عن أبي هُرَيْرَةَ قالَ: قالَ رَسُولُ الله

(مِنْ حُسْنِ إسْلامِ الْمَرءِتَرْكُهُ مَا لا يَعْنِيهِ)

Aboe Hoerayah heeft overgeleverd: "De Profeet(vrede zij met hem) zei: 
*
"Wat blijk geeft van iemands goede Islam, is dat hij datgene laat wat hem niet aangaat." 
**

uitleg:
*De moslim wordt geacht zichzelf niet te vermoeien met datgene wat hem niet aangaat en dient zich alleen te concentreren op zijn eigen zaken.
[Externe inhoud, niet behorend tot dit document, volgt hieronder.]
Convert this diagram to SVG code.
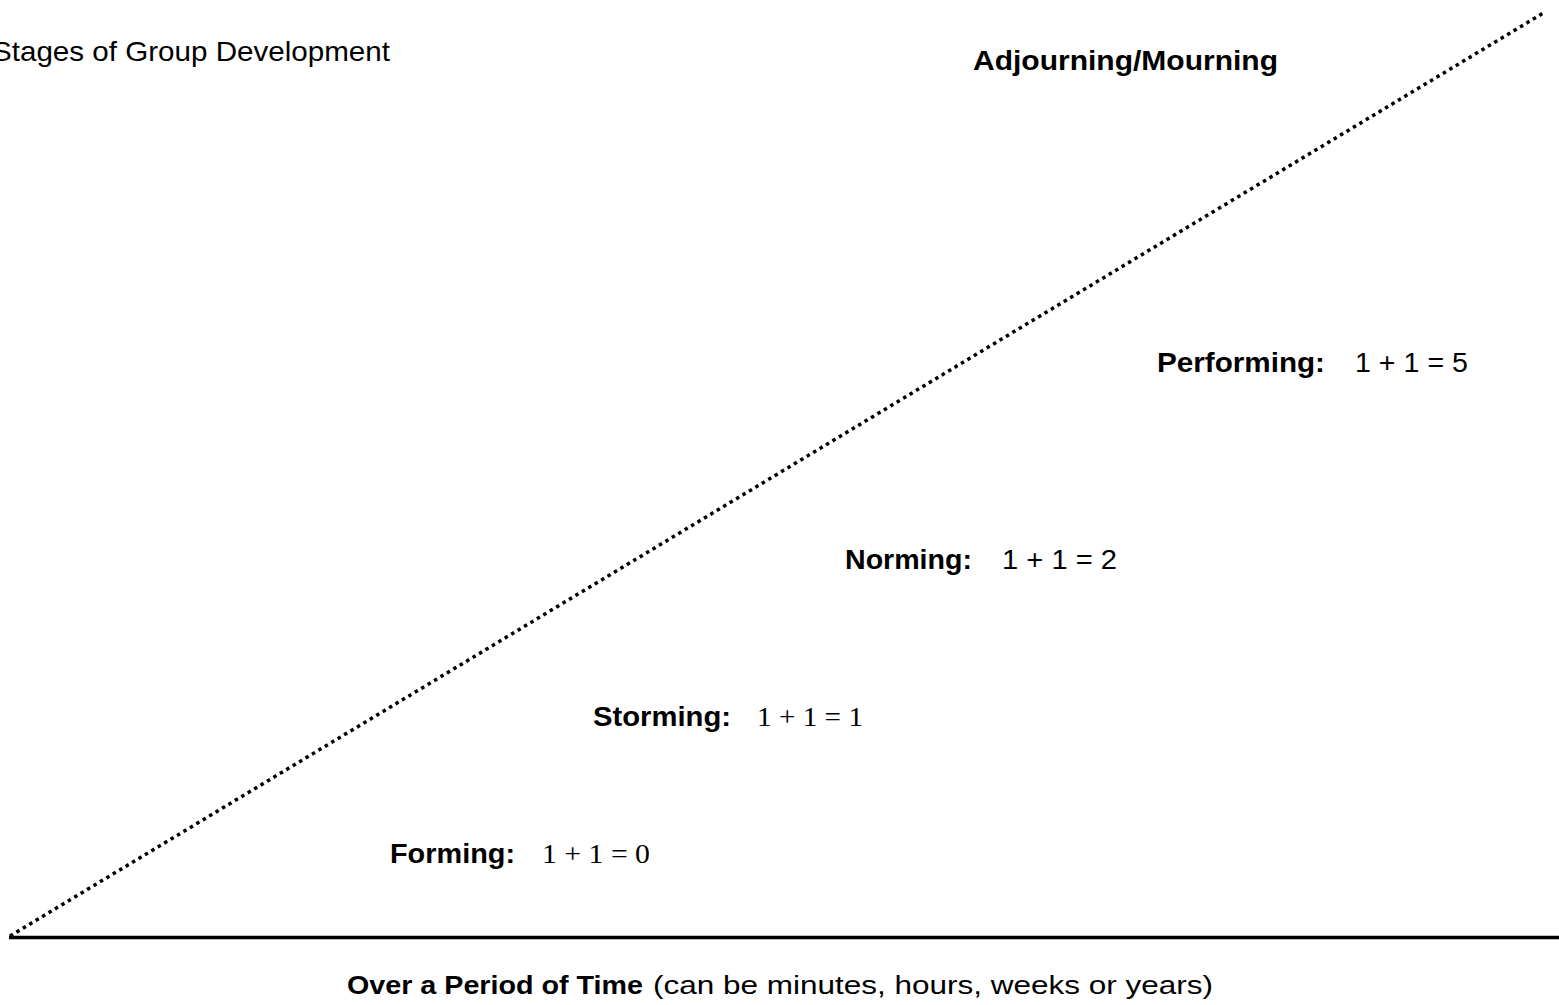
<svg xmlns="http://www.w3.org/2000/svg" width="1559" height="1005" viewBox="0 0 1559 1005">
  <style>
    text { font-family: "Liberation Sans", Arial, sans-serif; fill: #000; }
    .b { font-weight: bold; }
    .lbl { font-size: 28px; }
    .eq { font-size: 28px; }
    .math { font-family: "Liberation Serif", "Times New Roman", serif; font-size: 28px; }
    .axis { font-size: 25px; }
  </style>
  <rect width="1559" height="1005" fill="#fff"/>

  <!-- title -->
  <text x="-8" y="61" font-size="28" textLength="398" lengthAdjust="spacingAndGlyphs">Stages of Group Development</text>

  <!-- connectors: rising dotted trend and time axis -->
  <g id="connectors">
    <line x1="10" y1="936" x2="1545" y2="12" stroke="#000" stroke-width="3.5" stroke-dasharray="3.5 4"/>
    <line x1="9" y1="937.5" x2="1559" y2="937.5" stroke="#000" stroke-width="3.5"/>
  </g>

  <g id="adjourning">
    <text class="b lbl" x="973" y="70" textLength="305" lengthAdjust="spacingAndGlyphs">Adjourning/Mourning</text>
  </g>

  <g id="performing">
    <text class="b lbl" x="1157" y="372" textLength="168" lengthAdjust="spacingAndGlyphs">Performing:</text>
    <text class="eq" x="1355" y="372" textLength="113" lengthAdjust="spacingAndGlyphs">1 + 1 = 5</text>
  </g>

  <g id="norming">
    <text class="b lbl" x="845" y="569" textLength="127" lengthAdjust="spacingAndGlyphs">Norming:</text>
    <text class="eq" x="1002" y="569" textLength="115" lengthAdjust="spacingAndGlyphs">1 + 1 = 2</text>
  </g>

  <g id="storming">
    <text class="b lbl" x="593" y="726" textLength="138" lengthAdjust="spacingAndGlyphs">Storming:</text>
    <text class="math" x="757" y="726" textLength="106" lengthAdjust="spacingAndGlyphs">1 + 1 = 1</text>
  </g>

  <g id="forming">
    <text class="b lbl" x="390" y="863" textLength="125" lengthAdjust="spacingAndGlyphs">Forming:</text>
    <text class="math" x="542" y="863" textLength="108" lengthAdjust="spacingAndGlyphs">1 + 1 = 0</text>
  </g>

  <g id="time-axis-label">
    <text class="b axis" x="347" y="994" textLength="296" lengthAdjust="spacingAndGlyphs">Over a Period of Time</text>
    <text class="axis" x="653" y="994" textLength="560" lengthAdjust="spacingAndGlyphs">(can be minutes, hours, weeks or years)</text>
  </g>
</svg>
De mate waarin de regels van de Islam worden nageleefd, kan van persoon tot persoon verschillen. Het laten van dat wat een persoon niet aangaat, geeft blijk van iemands goede Islam.

----------


## oogappeltjemm

> Als iemand mij zou vragen wat het mooie is van de Islam...
> 
> Dan zal mijn antwoord zijn het bidden in de moskee.
> Want zie je, de man naast mij komt uit Marokko 
> die andere uit Somalie en die man verderop uit Suriname.
> De een is donker van kleur de ander is licht van kleur.
> De een praat berbers, de ander somalisch, de ander Surinaams.
> Maar op dat moment vlak voor het gebed... zodra de voeten elkaar raken en de rijen zijn opgesteld
> Zijn we als een lichaam en spreken we, voelen en begrijpen we allemaal dezelfde taal
> ...



SUbhanAllah

----------


## oogappeltjemm

> Mooi gezegd Youssef ^^


Inderdaad :Smilie:

----------


## oogappeltjemm

> alles is mooi aan de islam .


precies

----------


## Marocc_man

-1- koran is wonder, dat is mooi aan islam
-2- hoe kan een analfabeet , zulke schone karakter eigenschapen hebben dat hij overal in de wereld bekend en bemint worden------s 2-de wonder
-3- uit koran zijn meeste, bijna alle wetenschappen afgeleid : derde wonder
-4-
-5-
...

----------


## Chaimzz

Alhamdoelilah ♡

----------


## Hawa

lieve mensen,hier komt

Zolang je niet voor je broeder wenst
wat je wenst voor jezelf,
gelooft niemand van jullie.

Hadith van de Profeet. (uit het boek wijsheid uit het Midden-Oosten 365 dagen,vandaag 26-08-2015)

fijne dag met zijn allen....

----------